Per quanto il rapporto fra i componenti di Medves e iXem sia più contraddittorio o, per qualcuno di essi, non sia affatto, per quanto questo disco abbia a che fare meno di zero con iXem, non essendoci in esso alcunchè di elettronico, è tuttavia indubbio che i 4/5 dei musicisti coinvolti nel progetto hanno suonato, qualcuno fianco a fianco, nel proscenio dell`ultima edizione di “Superfici Sonore”, quella dedicata alla realtà ixemiana. Viene quindi naturale legare la nascita di questo collettivo al piccolo sommovimento creatosi intorno ai primi `proclami` lanciati in rete da Domenico Sciajno.
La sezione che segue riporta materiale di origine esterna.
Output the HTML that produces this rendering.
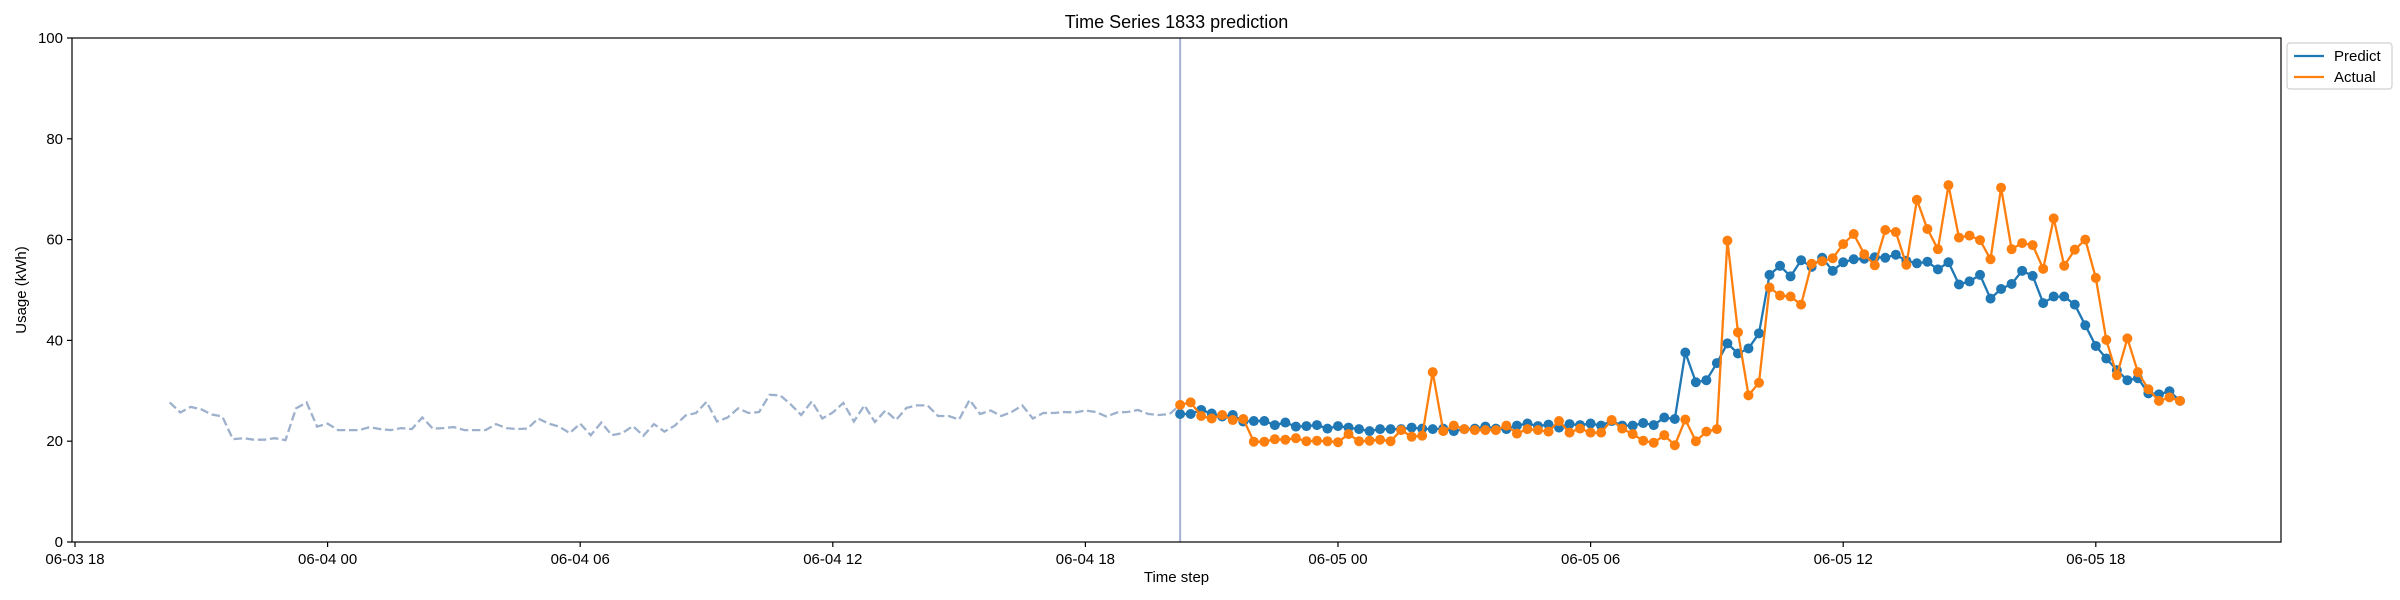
<!DOCTYPE html>
<html><head><meta charset="utf-8"><style>
html,body{margin:0;padding:0;background:#fff;}
svg{display:block;font-family:"Liberation Sans","DejaVu Sans",sans-serif;}
</style></head>
<body>
<svg id="chart" width="2400" height="600" viewBox="0 0 2400 600" xmlns="http://www.w3.org/2000/svg"></svg>
<script>
const historyValues=[27.7,25.7,26.8,26.3,25.3,24.9,20.4,20.6,20.3,20.3,20.6,20.2,26.5,27.7,22.9,23.5,22.2,22.2,22.2,22.8,22.4,22.2,22.6,22.4,24.7,22.5,22.6,22.8,22.2,22.2,22.2,23.4,22.6,22.4,22.5,24.5,23.5,22.9,21.6,23.5,21.2,23.7,21.2,21.6,23.0,21.1,23.4,21.9,
23.1,25.1,25.6,27.8,23.9,24.7,26.5,25.6,25.8,29.2,29.1,27.3,25.2,27.9,24.5,25.7,27.6,23.9,27.1,23.8,26.1,24.2,26.6,27.1,27.1,25.0,25.0,24.3,28.2,25.4,26.1,25.0,25.8,27.1,24.5,25.6,25.6,25.8,25.7,26.1,25.8,24.9,25.7,25.8,26.2,25.4,25.2,25.4];
const actualValues=[27.2,27.7,25.0,24.5,25.2,24.2,24.4,19.9,19.9,20.4,20.3,20.6,20.0,20.1,20.0,19.8,21.4,20.0,20.1,20.3,20.0,22.2,20.9,21.1,33.7,22.0,23.1,22.4,22.2,22.2,22.2,23.1,21.5,22.4,22.2,21.9,24.0,21.7,22.5,21.7,21.7,24.2,22.5,21.4,20.1,19.7,21.2,19.2,24.3,20.0,21.9,22.4,59.8,41.6,29.1,31.6,50.5,48.9,48.7,47.1,55.2,55.7,56.3,59.1,61.1,57.1,54.9,61.9,61.5,55.0,67.9,62.1,58.1,70.8,60.4,60.8,59.9,56.1,70.3,58.1,59.3,58.9,54.2,64.2,54.8,58.0,60.0,52.4,40.1,33.1,40.4,33.7,30.3,28.0,28.7,28.0];
const predictValues=[25.4,25.4,26.2,25.5,24.9,25.2,23.9,24.0,24.0,23.2,23.7,22.9,23.0,23.2,22.5,23.0,22.7,22.4,22.0,22.4,22.4,22.4,22.7,22.5,22.4,22.5,22.0,22.4,22.5,22.9,22.5,22.4,23.1,23.5,23.0,23.3,22.7,23.4,23.2,23.5,23.1,24.0,23.1,23.1,23.6,23.2,24.7,24.4,37.6,31.7,32.1,35.5,39.4,37.4,38.4,41.4,53.0,54.8,52.7,55.9,54.6,56.4,53.8,55.5,56.1,56.2,56.5,56.4,57.0,55.8,55.3,55.6,54.1,55.5,51.1,51.7,53.0,48.3,50.2,51.2,53.8,52.8,47.4,48.7,48.7,47.1,43.0,38.9,36.4,34.1,32.1,32.5,29.5,29.3,29.9,28.0];
const xTickLabels=["06-03 18","06-04 00","06-04 06","06-04 12","06-04 18","06-05 00","06-05 06","06-05 12","06-05 18"];
const xTickHours=[0,6,12,18,24,30,36,42,48];
const yTicks=[0,20,40,60,80,100];
const historyStartHour=2.25, forecastStartHour=26.25, stepHours=0.25;

const L=72,R=2281,T=38,B=542;
const xScale=h=>75+42.1*h;
const yScale=v=>B-(v/100)*(B-T);
const NS="http://www.w3.org/2000/svg";
const svg=document.getElementById('chart');
function mk(tag,attrs,parent){const e=document.createElementNS(NS,tag);for(const k in attrs)e.setAttribute(k,attrs[k]);(parent||svg).appendChild(e);return e;}

const title=mk('text',{x:(L+R)/2,y:28,'text-anchor':'middle','font-size':18,fill:'#000'});
title.textContent='Time Series 1833 prediction';



// y ticks
yTicks.forEach(v=>{
  const g=mk('g',{});
  
  
  mk('line',{x1:L-5,x2:L,y1:yScale(v),y2:yScale(v),stroke:'#000','stroke-width':1.2},g);
  const t=mk('text',{x:L-9,y:yScale(v)+5,'text-anchor':'end','font-size':15},g);
  t.textContent=v;
});
xTickLabels.forEach((lab,i)=>{
  const x=xScale(xTickHours[i]);
  const g=mk('g',{});
  
  
  mk('line',{x1:x,x2:x,y1:B,y2:B+5,stroke:'#000','stroke-width':1.2},g);
  const t=mk('text',{x:x,y:B+22,'text-anchor':'middle','font-size':15},g);
  t.textContent=lab;
});
const xl=mk('text',{x:(L+R)/2,y:582,'text-anchor':'middle','font-size':15});
xl.textContent='Time step';


const yl=mk('text',{x:0,y:0,'text-anchor':'middle','font-size':15,transform:'translate(26,'+((T+B)/2)+') rotate(-90)'});
yl.textContent='Usage (kWh)';



// history
const hp=historyValues.map((v,i)=>xScale(historyStartHour+i*stepHours).toFixed(1)+','+yScale(v).toFixed(1));
hp.push(xScale(forecastStartHour).toFixed(1)+','+yScale(actualValues[0]).toFixed(1));
const hl=mk('polyline',{points:hp.join(' '),fill:'none',stroke:'#9db1cc','stroke-width':2.3,'stroke-dasharray':'8.5,3.7'});



// forecast line
const vx=xScale(forecastStartHour);
const vl=mk('line',{x1:vx,x2:vx,y1:T,y2:B,stroke:'#a3b1d3','stroke-width':2});



function series(vals,color,name){
  const g=mk('g',{});
  
  
  const pts=vals.map((v,i)=>xScale(forecastStartHour+i*stepHours).toFixed(1)+','+yScale(v).toFixed(1));
  mk('polyline',{points:pts.join(' '),fill:'none',stroke:color,'stroke-width':2.3},g);
  vals.forEach((v,i)=>{
    const c=mk('circle',{cx:xScale(forecastStartHour+i*stepHours),cy:yScale(v),r:5,fill:color},g);
    
    
  });
}
series(predictValues,'#1f77b4','predict');
series(actualValues,'#ff7f0e','actual');

const frame=mk('rect',{x:L,y:T,width:R-L,height:B-T,fill:'none',stroke:'#000','stroke-width':1.2});



// legend
const lg=mk('g',{});


mk('rect',{x:2287,y:43,width:105,height:46,rx:3,fill:'#fff',stroke:'#d0d0d0','stroke-width':1.2},lg);
[['Predict','#1f77b4',56],['Actual','#ff7f0e',77]].forEach(([lab,col,y])=>{
  const e=mk('g',{},lg);
  
  
  mk('line',{x1:2294,x2:2324,y1:y,y2:y,stroke:col,'stroke-width':2.3},e);
  const t=mk('text',{x:2334,y:y+5,'font-size':15},e);
  t.textContent=lab;
});
</script>
</body></html>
In “Medves” il riferimento alla psichedelia, intesa in senso non lato, si fa più pressante, meno incerto, rispetto al disco di Sigurtà . Non si tratta comunque di un rispiattellamento pedissequo, chè nella musica di “Medves” confluiscono il minimalismo (o la ripetitività , chè meglio definisce il concetto, dato che il suono è piuttosto saturo di stratificazioni e, quindi, tutt`altro che minimale), la musica improvvisata, l`amore per gli anni Settanta che Belfi si porta dietro dai Rosolina Mar, il `redcrayolismo` di Rinaldi e, pare strano?, la fluidità tipica del Neil Young più sognante e dilatato. Quindi, se di psichedelica si tratta, è una psichedelica comunque piuttosto malata e tenebrosa. Una psichedelica lontana dai bagni di folla del flower power e prossima, per assurdo, agli intimistici sogni di un Nick Drake. Il suono può anche avere qualcosa del più tipico sound californiano, ma la luce non è quella degli `inni del sole` bensì quella del `seduto in una stanza`. Sarei quindi tentato ad utilizzare il termine `free-form`, per definire la musica del quintetto, nel senso che è libera strutturalmente e convenzionalmente, oltre a presentare una certa libertà esecutiva e mentale da parte dei musicisti e, di contrappunto, richiederne all`ascoltatore. Eppure, pur restando remoto il bagno di folla, mai come `sta volta abbiamo avuto il sentore di una disposizione a concedersi, da parte di questi musicisti, a farsi ascoltare, a incontrare il pubblico in un terreno più favorevole a quest`ultimo che a loro stessi. Il pericolo di bruciarsi è alto, ma i cinque posseggono tante di quelle pelli da potersi anche permettere di lasciarne qualcuna per strada.
Due ottimi dischi che possono portare solo giovamento al panorama della musica indipendente italiana, e benedetta sia sempre la mano di Domenico Sciajno che diete fuoco alla miccia.